:: Material provided ::

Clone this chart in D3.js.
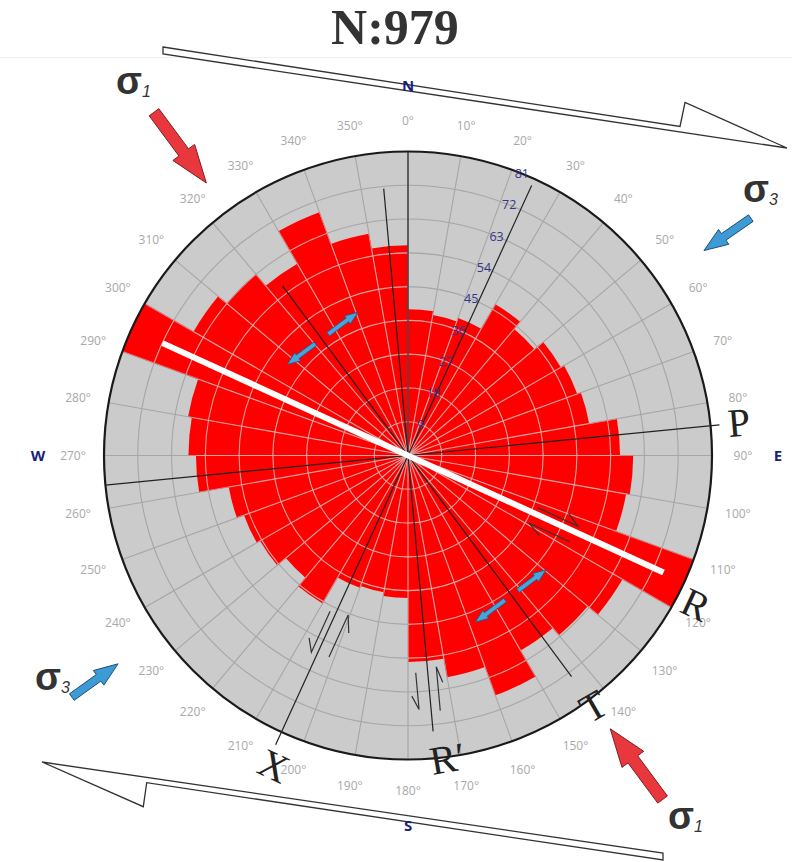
<!DOCTYPE html>
<html>
<head>
<meta charset="utf-8">
<script src="https://cdn.jsdelivr.net/npm/d3@7"></script>
<style>
  body { margin: 0; background: #fff; }
  svg { display: block; }
</style>
</head>
<body>
<svg id="chart" width="792" height="862"></svg>
<script>
// ---- data ----
const total = 979;
const sectors = [0, 10, 20, 30, 40, 50, 60, 70, 80, 90, 100, 110, 120, 130, 140, 150, 160, 170,
                 180, 190, 200, 210, 220, 230, 240, 250, 260, 270, 280, 290, 300, 310, 320, 330, 340, 350];
const counts = [39, 38, 39, 46.5, 44, 47, 48, 49, 56.5, 60, 59, 81, 66, 62.5, 60, 68, 60, 55,
                38, 37, 37.5, 45.5, 42.5, 45.5, 46.5, 48.5, 56.5, 58.5, 59.5, 81, 66, 63, 59, 69, 60, 56];
const ringTicks = [9, 18, 27, 36, 45, 54, 63, 72, 81];
const degreeTicks = [0, 10, 20, 30, 40, 50, 60, 70, 80, 90, 100, 110, 120, 130, 140, 150, 160, 170,
                     180, 190, 200, 210, 220, 230, 240, 250, 260, 270, 280, 290, 300, 310, 320, 330, 340, 350];
const compass = ["N", "E", "S", "W"];
const compassAz = [0, 90, 180, 270];

const cx = 408, cy = 455.5, R = 304;
const svg = d3.select("#chart");
const rScale = d3.scaleLinear().domain([0, 81]).range([0, R]);
const aScale = d3.scaleLinear().domain([0, 360]).range([0, 2 * Math.PI]);

function polar(az, r) {
    const a = aScale(az);
    return [r * Math.sin(a), -r * Math.cos(a)];
}

// title
svg.append("text")
    .attr("x", 395).attr("y", 44)
    .attr("text-anchor", "middle")
    .attr("font-family", "'Liberation Serif', 'Times New Roman', serif")
    .attr("font-weight", "bold")
    .attr("font-size", 50)
    .attr("fill", "#333")
    .text("N:" + total);
svg.append("line").attr("x1", 0).attr("x2", 792).attr("y1", 57.5).attr("y2", 57.5)
    .attr("stroke", "#f0f0f0");

// large half arrows for the shear zone (drawn first, labels go on top)
const topShear = [[163, 47], [680, 126.5], [685, 102.5], [787, 148], [163, 54]];
const bottomShear = [[42, 762], [663, 853], [663, 860], [146.7, 782.7], [143.3, 806.7]];
[topShear, bottomShear].forEach(function (pts) {
    svg.append("path")
        .attr("d", d3.line()(pts) + "Z")
        .attr("fill", "#fff")
        .attr("stroke", "#333")
        .attr("stroke-width", 1.3)
        .attr("stroke-linejoin", "miter");
});

const g = svg.append("g").attr("transform", `translate(${cx},${cy})`);

// background disc
g.append("circle").attr("r", R).attr("fill", "#cbcbcb");

function drawGrid(sel, color) {
    sel.selectAll("circle")
        .data(ringTicks.slice(0, -1))
        .enter().append("circle")
        .attr("r", d => rScale(d))
        .attr("fill", "none")
        .attr("stroke", color)
        .attr("stroke-width", 1.1);
    sel.selectAll("line")
        .data(degreeTicks)
        .enter().append("line")
        .attr("x1", 0).attr("y1", 0)
        .attr("x2", d => polar(d, R)[0])
        .attr("y2", d => polar(d, R)[1])
        .attr("stroke", color)
        .attr("stroke-width", 1.1);
}
drawGrid(g.append("g"), "#a6a6a6");

// petals
const arc = d3.arc().innerRadius(0);
const petals = sectors.map((s, i) => ({
    startAngle: aScale(s),
    endAngle: aScale(s + 10),
    outerRadius: rScale(counts[i])
}));
const defs = svg.append("defs");
defs.append("clipPath").attr("id", "petalClip")
    .selectAll("path")
    .data(petals)
    .enter().append("path")
    .attr("d", arc);

g.append("g").selectAll("path")
    .data(petals)
    .enter().append("path")
    .attr("d", arc)
    .attr("fill", "#ff0000");

// light grid over the red
drawGrid(g.append("g").attr("clip-path", "url(#petalClip)"), "#dea4a2");

// outer circle
g.append("circle").attr("r", R).attr("fill", "none").attr("stroke", "#1a1a1a").attr("stroke-width", 2.2);

// degree labels
g.append("g").selectAll("text")
    .data(degreeTicks)
    .enter().append("text")
    .attr("x", d => polar(d, 335)[0])
    .attr("y", d => polar(d, 335)[1])
    .attr("text-anchor", "middle")
    .attr("dy", "0.35em")
    .attr("font-family", "'Open Sans', 'Noto Sans', sans-serif")
    .attr("font-size", 12)
    .attr("fill", "#a8a8a8")
    .text(d => d + "°");

// compass letters
g.append("g").selectAll("text")
    .data(compass)
    .enter().append("text")
    .attr("x", (d, i) => polar(compassAz[i], 370)[0])
    .attr("y", (d, i) => polar(compassAz[i], 370)[1])
    .attr("text-anchor", "middle")
    .attr("dy", "0.35em")
    .attr("font-family", "'Open Sans', 'Noto Sans', sans-serif")
    .attr("font-weight", "bold")
    .attr("font-size", 15)
    .attr("fill", "#1a1f7a")
    .text(d => d);

// fracture lines (azimuth, length on that side, length on opposite side)
const fractureLines = [
    [0, R, 0],
    [354.8, 268, 277],
    [24.6, 297, 318],
    [84.4, 313, 304],
    [143.5, 275, 211]
];
fractureLines.forEach(function (l) {
    const a = polar(l[0], l[1]);
    const b = polar(l[0] + 180, l[2]);
    g.append("line")
        .attr("x1", a[0]).attr("y1", a[1])
        .attr("x2", b[0]).attr("y2", b[1])
        .attr("stroke", "#222")
        .attr("stroke-width", 1.2);
});

// main R direction, white
const rA = polar(114.6, 281), rB = polar(294.6, 270);
g.append("line")
    .attr("x1", rA[0]).attr("y1", rA[1])
    .attr("x2", rB[0]).attr("y2", rB[1])
    .attr("stroke", "#fff")
    .attr("stroke-width", 6);

// radial count labels
g.append("g").selectAll("text")
    .data(ringTicks)
    .enter().append("text")
    .attr("x", d => polar(22, rScale(d))[0])
    .attr("y", d => polar(22, rScale(d))[1])
    .attr("text-anchor", "middle")
    .attr("dy", "0.35em")
    .attr("font-family", "'Open Sans', 'Noto Sans', sans-serif")
    .attr("font-size", 12.5)
    .attr("fill", "#35358c")
    .text(d => d);

// half arrows showing shear sense beside a line
function halfArrow(az, r0, r1, perp, headFar, back, out) {
    const grp = g.append("g").attr("transform", `rotate(${az - 90})`);
    const sign = perp > 0 ? 1 : -1;
    const hx = headFar ? r1 : r0;
    const dir = headFar ? -1 : 1;
    const pts = [[headFar ? r0 : r1, perp], [hx, perp], [hx + dir * back, perp + sign * out]];
    grp.append("path")
        .attr("d", d3.line()(pts))
        .attr("fill", "none")
        .attr("stroke", "#333")
        .attr("stroke-width", 1.2);
}
halfArrow(114.6, 139, 184, -6.5, true, 14, 8);
halfArrow(114.6, 138, 183, 11, false, 15, 7);
halfArrow(204.6, 174, 219, 6, true, 12, 8);
halfArrow(204.6, 170, 216, -12, false, 16, 8);
halfArrow(174.8, 217, 254, 12, true, 14, 6);
halfArrow(174.8, 213, 257, -9, false, 16, 5);

// block arrow between two points
function blockArrow(p0, p1, sw, hw, hl, fill, stroke) {
    const dx = p1[0] - p0[0], dy = p1[1] - p0[1];
    const L = Math.sqrt(dx * dx + dy * dy);
    const ang = Math.atan2(dy, dx) * 180 / Math.PI;
    const pts = [[0, -sw / 2], [L - hl, -sw / 2], [L - hl, -hw / 2], [L, 0],
                 [L - hl, hw / 2], [L - hl, sw / 2], [0, sw / 2]];
    g.append("path")
        .attr("transform", `translate(${p0[0]},${p0[1]}) rotate(${ang})`)
        .attr("d", d3.line()(pts) + "Z")
        .attr("fill", fill)
        .attr("stroke", stroke)
        .attr("stroke-width", 0.9);
}

// extension arrows across the T direction
function addVec(a, b, k) { return [a[0] + b[0] * k, a[1] + b[1] * k]; }
[[323.5, 145], [143.5, 174]].forEach(function (t) {
    const c = polar(t[0], t[1]);
    const u = polar(t[0] + 90, 1);
    blockArrow(addVec(c, u, 8), addVec(c, u, 45), 4.5, 10, 13, "#4ba3dc", "#285a82");
    blockArrow(addVec(c, u, -8), addVec(c, u, -43), 4.5, 10, 13, "#4ba3dc", "#285a82");
});

// principal stress arrows
blockArrow(polar(323.5, 427), polar(323.5, 339), 12, 27, 38, "#e8383d", "#7a1d1f");
blockArrow(polar(143.5, 428), polar(143.5, 340), 12, 27, 38, "#e8383d", "#7a1d1f");
blockArrow(polar(55.3, 417), polar(55.3, 360), 8, 18, 24, "#3d9ad4", "#1d4f7a");
blockArrow(polar(234.3, 414), polar(234.3, 357), 8, 18, 24, "#3d9ad4", "#1d4f7a");

function sigma(x, y, sub) {
    const t = svg.append("text")
        .attr("x", x).attr("y", y)
        .attr("font-family", "'Liberation Sans', Arial, sans-serif")
        .attr("fill", "#333");
    t.append("tspan").attr("font-weight", "bold").attr("font-size", 38).text("σ");
    t.append("tspan").attr("font-style", "italic").attr("font-size", 16).attr("dy", 3).text(sub);
}
sigma(116, 94, "1");
sigma(668, 829, "1");
sigma(743, 202, "3");
sigma(35, 690, "3");

// letters for the fracture sets
const letterFont = "'Liberation Serif', 'Times New Roman', serif";
[["P", 740, 436, -5], ["R", 690, 617, 25], ["T", 600, 718, -30], ["X", 268, 778, 25], ["R′", 450, 772, -10]]
    .forEach(function (d) {
        svg.append("text")
            .attr("transform", `translate(${d[1]},${d[2]}) rotate(${d[3]})`)
            .attr("text-anchor", "middle")
            .attr("font-family", letterFont)
            .attr("font-size", 40)
            .attr("fill", "#222")
            .text(d[0]);
    });
</script>
</body>
</html>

:::

## Your instructions
Identify each line holding the string "chart", and copy it out.

## Result below
Clone this chart in D3.js.
<svg id="chart" width="792" height="862"></svg>
const svg = d3.select("#chart");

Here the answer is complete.